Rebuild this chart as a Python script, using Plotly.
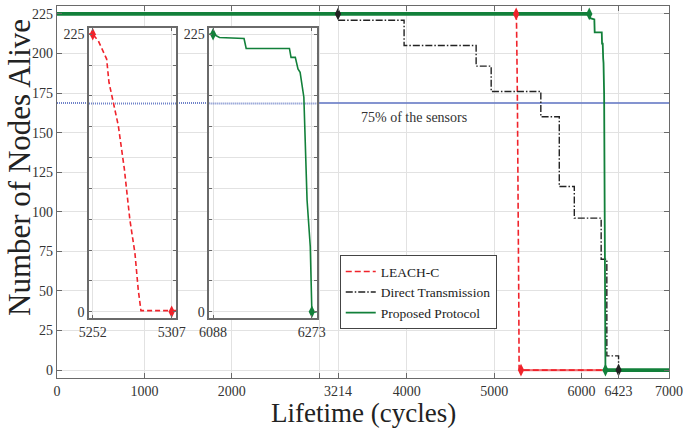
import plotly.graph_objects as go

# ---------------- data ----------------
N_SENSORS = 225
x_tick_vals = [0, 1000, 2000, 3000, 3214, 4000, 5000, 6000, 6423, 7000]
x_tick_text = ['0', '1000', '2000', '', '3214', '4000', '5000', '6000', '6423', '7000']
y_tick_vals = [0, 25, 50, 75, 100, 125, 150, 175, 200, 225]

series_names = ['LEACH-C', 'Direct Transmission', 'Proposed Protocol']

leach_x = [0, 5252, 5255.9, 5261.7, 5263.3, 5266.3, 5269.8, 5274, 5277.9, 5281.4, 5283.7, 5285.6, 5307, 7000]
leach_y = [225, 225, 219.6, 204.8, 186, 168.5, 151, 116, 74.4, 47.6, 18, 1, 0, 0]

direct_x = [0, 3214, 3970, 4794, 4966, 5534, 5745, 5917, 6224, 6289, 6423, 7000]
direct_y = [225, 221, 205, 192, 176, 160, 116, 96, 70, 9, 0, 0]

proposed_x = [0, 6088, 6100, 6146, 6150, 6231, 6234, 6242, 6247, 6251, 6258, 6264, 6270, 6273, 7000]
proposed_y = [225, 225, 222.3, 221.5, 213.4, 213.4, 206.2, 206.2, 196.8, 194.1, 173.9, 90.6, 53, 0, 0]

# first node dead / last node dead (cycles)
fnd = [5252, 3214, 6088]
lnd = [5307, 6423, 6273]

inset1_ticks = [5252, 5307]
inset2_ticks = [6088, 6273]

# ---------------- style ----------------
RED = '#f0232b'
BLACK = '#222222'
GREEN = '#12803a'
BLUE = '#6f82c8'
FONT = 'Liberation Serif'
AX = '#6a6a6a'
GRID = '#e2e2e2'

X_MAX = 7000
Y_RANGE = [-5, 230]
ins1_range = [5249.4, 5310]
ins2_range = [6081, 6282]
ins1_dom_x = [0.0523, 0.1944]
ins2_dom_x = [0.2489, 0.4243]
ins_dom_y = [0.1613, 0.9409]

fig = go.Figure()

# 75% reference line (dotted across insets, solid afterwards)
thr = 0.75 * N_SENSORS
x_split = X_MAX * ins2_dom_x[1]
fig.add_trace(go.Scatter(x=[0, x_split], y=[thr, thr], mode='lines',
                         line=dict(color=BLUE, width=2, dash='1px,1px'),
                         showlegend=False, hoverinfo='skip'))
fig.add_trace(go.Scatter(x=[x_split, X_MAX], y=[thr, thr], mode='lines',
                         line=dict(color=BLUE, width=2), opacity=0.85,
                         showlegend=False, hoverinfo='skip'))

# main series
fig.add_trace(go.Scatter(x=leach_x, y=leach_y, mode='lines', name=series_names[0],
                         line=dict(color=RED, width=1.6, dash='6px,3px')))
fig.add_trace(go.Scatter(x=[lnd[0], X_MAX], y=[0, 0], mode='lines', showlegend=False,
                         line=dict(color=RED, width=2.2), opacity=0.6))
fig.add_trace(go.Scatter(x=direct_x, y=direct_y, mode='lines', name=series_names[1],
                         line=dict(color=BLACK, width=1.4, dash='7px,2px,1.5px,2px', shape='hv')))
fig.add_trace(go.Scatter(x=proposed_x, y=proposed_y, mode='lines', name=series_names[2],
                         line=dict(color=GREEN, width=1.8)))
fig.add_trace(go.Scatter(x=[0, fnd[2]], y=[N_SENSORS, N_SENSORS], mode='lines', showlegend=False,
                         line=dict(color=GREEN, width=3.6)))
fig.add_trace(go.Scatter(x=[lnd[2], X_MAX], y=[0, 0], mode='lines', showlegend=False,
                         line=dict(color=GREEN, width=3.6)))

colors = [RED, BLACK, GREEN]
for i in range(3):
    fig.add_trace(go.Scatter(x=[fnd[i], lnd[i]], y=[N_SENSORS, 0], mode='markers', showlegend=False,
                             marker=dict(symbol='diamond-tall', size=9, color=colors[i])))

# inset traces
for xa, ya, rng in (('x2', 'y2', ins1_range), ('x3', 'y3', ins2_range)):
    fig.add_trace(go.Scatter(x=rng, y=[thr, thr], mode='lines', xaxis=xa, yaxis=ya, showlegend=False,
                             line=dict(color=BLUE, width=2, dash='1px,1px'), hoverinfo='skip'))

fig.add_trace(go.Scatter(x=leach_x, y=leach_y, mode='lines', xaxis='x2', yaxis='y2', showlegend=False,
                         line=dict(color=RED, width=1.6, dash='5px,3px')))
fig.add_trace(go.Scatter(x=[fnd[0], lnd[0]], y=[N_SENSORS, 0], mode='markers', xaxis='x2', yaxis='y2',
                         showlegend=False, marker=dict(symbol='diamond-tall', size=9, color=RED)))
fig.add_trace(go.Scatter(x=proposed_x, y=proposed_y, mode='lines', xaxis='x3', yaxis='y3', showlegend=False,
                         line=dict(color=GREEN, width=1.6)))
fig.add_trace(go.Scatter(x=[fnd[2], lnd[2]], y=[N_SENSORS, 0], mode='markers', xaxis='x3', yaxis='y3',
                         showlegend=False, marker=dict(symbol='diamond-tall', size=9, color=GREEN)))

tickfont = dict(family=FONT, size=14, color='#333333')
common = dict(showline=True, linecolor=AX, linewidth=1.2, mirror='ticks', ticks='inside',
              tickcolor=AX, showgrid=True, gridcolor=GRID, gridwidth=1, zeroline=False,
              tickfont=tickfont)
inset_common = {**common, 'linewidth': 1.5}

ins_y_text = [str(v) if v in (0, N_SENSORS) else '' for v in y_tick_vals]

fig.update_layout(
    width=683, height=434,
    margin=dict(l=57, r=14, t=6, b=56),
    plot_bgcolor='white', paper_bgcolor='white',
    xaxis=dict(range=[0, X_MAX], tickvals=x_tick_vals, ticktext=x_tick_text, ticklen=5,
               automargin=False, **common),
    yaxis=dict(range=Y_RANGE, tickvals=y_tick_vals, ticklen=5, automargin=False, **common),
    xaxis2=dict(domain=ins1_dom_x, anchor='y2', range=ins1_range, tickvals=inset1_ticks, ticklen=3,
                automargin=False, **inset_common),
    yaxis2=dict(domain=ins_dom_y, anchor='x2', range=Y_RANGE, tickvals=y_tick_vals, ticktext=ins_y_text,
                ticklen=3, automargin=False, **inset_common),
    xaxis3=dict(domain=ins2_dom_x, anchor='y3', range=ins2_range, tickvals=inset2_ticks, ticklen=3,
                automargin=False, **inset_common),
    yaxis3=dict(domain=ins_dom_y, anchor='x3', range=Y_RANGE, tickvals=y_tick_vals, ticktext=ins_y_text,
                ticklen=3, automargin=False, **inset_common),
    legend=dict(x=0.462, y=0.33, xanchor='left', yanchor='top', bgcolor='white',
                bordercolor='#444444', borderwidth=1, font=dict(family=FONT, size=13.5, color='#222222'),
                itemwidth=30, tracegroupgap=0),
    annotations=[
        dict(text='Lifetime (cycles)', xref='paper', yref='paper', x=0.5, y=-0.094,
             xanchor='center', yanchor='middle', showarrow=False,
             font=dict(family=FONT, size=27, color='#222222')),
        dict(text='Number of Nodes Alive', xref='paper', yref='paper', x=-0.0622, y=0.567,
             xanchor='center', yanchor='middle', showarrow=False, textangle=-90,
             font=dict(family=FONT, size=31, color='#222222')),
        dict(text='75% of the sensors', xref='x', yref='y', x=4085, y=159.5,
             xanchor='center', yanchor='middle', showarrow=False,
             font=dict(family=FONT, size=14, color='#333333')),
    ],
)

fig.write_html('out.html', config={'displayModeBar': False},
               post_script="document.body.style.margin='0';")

(What the task asks): The material above holds pictures; copy everything else in it exactly.

(Result for this task):
Rebuild this chart as a Python script, using Plotly.
import plotly.graph_objects as go

# ---------------- data ----------------
N_SENSORS = 225
x_tick_vals = [0, 1000, 2000, 3000, 3214, 4000, 5000, 6000, 6423, 7000]
x_tick_text = ['0', '1000', '2000', '', '3214', '4000', '5000', '6000', '6423', '7000']
y_tick_vals = [0, 25, 50, 75, 100, 125, 150, 175, 200, 225]

series_names = ['LEACH-C', 'Direct Transmission', 'Proposed Protocol']

leach_x = [0, 5252, 5255.9, 5261.7, 5263.3, 5266.3, 5269.8, 5274, 5277.9, 5281.4, 5283.7, 5285.6, 5307, 7000]
leach_y = [225, 225, 219.6, 204.8, 186, 168.5, 151, 116, 74.4, 47.6, 18, 1, 0, 0]

direct_x = [0, 3214, 3970, 4794, 4966, 5534, 5745, 5917, 6224, 6289, 6423, 7000]
direct_y = [225, 221, 205, 192, 176, 160, 116, 96, 70, 9, 0, 0]

proposed_x = [0, 6088, 6100, 6146, 6150, 6231, 6234, 6242, 6247, 6251, 6258, 6264, 6270, 6273, 7000]
proposed_y = [225, 225, 222.3, 221.5, 213.4, 213.4, 206.2, 206.2, 196.8, 194.1, 173.9, 90.6, 53, 0, 0]

# first node dead / last node dead (cycles)
fnd = [5252, 3214, 6088]
lnd = [5307, 6423, 6273]

inset1_ticks = [5252, 5307]
inset2_ticks = [6088, 6273]

# ---------------- style ----------------
RED = '#f0232b'
BLACK = '#222222'
GREEN = '#12803a'
BLUE = '#6f82c8'
FONT = 'Liberation Serif'
AX = '#6a6a6a'
GRID = '#e2e2e2'

X_MAX = 7000
Y_RANGE = [-5, 230]
ins1_range = [5249.4, 5310]
ins2_range = [6081, 6282]
ins1_dom_x = [0.0523, 0.1944]
ins2_dom_x = [0.2489, 0.4243]
ins_dom_y = [0.1613, 0.9409]

fig = go.Figure()

# 75% reference line (dotted across insets, solid afterwards)
thr = 0.75 * N_SENSORS
x_split = X_MAX * ins2_dom_x[1]
fig.add_trace(go.Scatter(x=[0, x_split], y=[thr, thr], mode='lines',
                         line=dict(color=BLUE, width=2, dash='1px,1px'),
                         showlegend=False, hoverinfo='skip'))
fig.add_trace(go.Scatter(x=[x_split, X_MAX], y=[thr, thr], mode='lines',
                         line=dict(color=BLUE, width=2), opacity=0.85,
                         showlegend=False, hoverinfo='skip'))

# main series
fig.add_trace(go.Scatter(x=leach_x, y=leach_y, mode='lines', name=series_names[0],
                         line=dict(color=RED, width=1.6, dash='6px,3px')))
fig.add_trace(go.Scatter(x=[lnd[0], X_MAX], y=[0, 0], mode='lines', showlegend=False,
                         line=dict(color=RED, width=2.2), opacity=0.6))
fig.add_trace(go.Scatter(x=direct_x, y=direct_y, mode='lines', name=series_names[1],
                         line=dict(color=BLACK, width=1.4, dash='7px,2px,1.5px,2px', shape='hv')))
fig.add_trace(go.Scatter(x=proposed_x, y=proposed_y, mode='lines', name=series_names[2],
                         line=dict(color=GREEN, width=1.8)))
fig.add_trace(go.Scatter(x=[0, fnd[2]], y=[N_SENSORS, N_SENSORS], mode='lines', showlegend=False,
                         line=dict(color=GREEN, width=3.6)))
fig.add_trace(go.Scatter(x=[lnd[2], X_MAX], y=[0, 0], mode='lines', showlegend=False,
                         line=dict(color=GREEN, width=3.6)))

colors = [RED, BLACK, GREEN]
for i in range(3):
    fig.add_trace(go.Scatter(x=[fnd[i], lnd[i]], y=[N_SENSORS, 0], mode='markers', showlegend=False,
                             marker=dict(symbol='diamond-tall', size=9, color=colors[i])))

# inset traces
for xa, ya, rng in (('x2', 'y2', ins1_range), ('x3', 'y3', ins2_range)):
    fig.add_trace(go.Scatter(x=rng, y=[thr, thr], mode='lines', xaxis=xa, yaxis=ya, showlegend=False,
                             line=dict(color=BLUE, width=2, dash='1px,1px'), hoverinfo='skip'))

fig.add_trace(go.Scatter(x=leach_x, y=leach_y, mode='lines', xaxis='x2', yaxis='y2', showlegend=False,
                         line=dict(color=RED, width=1.6, dash='5px,3px')))
fig.add_trace(go.Scatter(x=[fnd[0], lnd[0]], y=[N_SENSORS, 0], mode='markers', xaxis='x2', yaxis='y2',
                         showlegend=False, marker=dict(symbol='diamond-tall', size=9, color=RED)))
fig.add_trace(go.Scatter(x=proposed_x, y=proposed_y, mode='lines', xaxis='x3', yaxis='y3', showlegend=False,
                         line=dict(color=GREEN, width=1.6)))
fig.add_trace(go.Scatter(x=[fnd[2], lnd[2]], y=[N_SENSORS, 0], mode='markers', xaxis='x3', yaxis='y3',
                         showlegend=False, marker=dict(symbol='diamond-tall', size=9, color=GREEN)))

tickfont = dict(family=FONT, size=14, color='#333333')
common = dict(showline=True, linecolor=AX, linewidth=1.2, mirror='ticks', ticks='inside',
              tickcolor=AX, showgrid=True, gridcolor=GRID, gridwidth=1, zeroline=False,
              tickfont=tickfont)
inset_common = {**common, 'linewidth': 1.5}

ins_y_text = [str(v) if v in (0, N_SENSORS) else '' for v in y_tick_vals]

fig.update_layout(
    width=683, height=434,
    margin=dict(l=57, r=14, t=6, b=56),
    plot_bgcolor='white', paper_bgcolor='white',
    xaxis=dict(range=[0, X_MAX], tickvals=x_tick_vals, ticktext=x_tick_text, ticklen=5,
               automargin=False, **common),
    yaxis=dict(range=Y_RANGE, tickvals=y_tick_vals, ticklen=5, automargin=False, **common),
    xaxis2=dict(domain=ins1_dom_x, anchor='y2', range=ins1_range, tickvals=inset1_ticks, ticklen=3,
                automargin=False, **inset_common),
    yaxis2=dict(domain=ins_dom_y, anchor='x2', range=Y_RANGE, tickvals=y_tick_vals, ticktext=ins_y_text,
                ticklen=3, automargin=False, **inset_common),
    xaxis3=dict(domain=ins2_dom_x, anchor='y3', range=ins2_range, tickvals=inset2_ticks, ticklen=3,
                automargin=False, **inset_common),
    yaxis3=dict(domain=ins_dom_y, anchor='x3', range=Y_RANGE, tickvals=y_tick_vals, ticktext=ins_y_text,
                ticklen=3, automargin=False, **inset_common),
    legend=dict(x=0.462, y=0.33, xanchor='left', yanchor='top', bgcolor='white',
                bordercolor='#444444', borderwidth=1, font=dict(family=FONT, size=13.5, color='#222222'),
                itemwidth=30, tracegroupgap=0),
    annotations=[
        dict(text='Lifetime (cycles)', xref='paper', yref='paper', x=0.5, y=-0.094,
             xanchor='center', yanchor='middle', showarrow=False,
             font=dict(family=FONT, size=27, color='#222222')),
        dict(text='Number of Nodes Alive', xref='paper', yref='paper', x=-0.0622, y=0.567,
             xanchor='center', yanchor='middle', showarrow=False, textangle=-90,
             font=dict(family=FONT, size=31, color='#222222')),
        dict(text='75% of the sensors', xref='x', yref='y', x=4085, y=159.5,
             xanchor='center', yanchor='middle', showarrow=False,
             font=dict(family=FONT, size=14, color='#333333')),
    ],
)

fig.write_html('out.html', config={'displayModeBar': False},
               post_script="document.body.style.margin='0';")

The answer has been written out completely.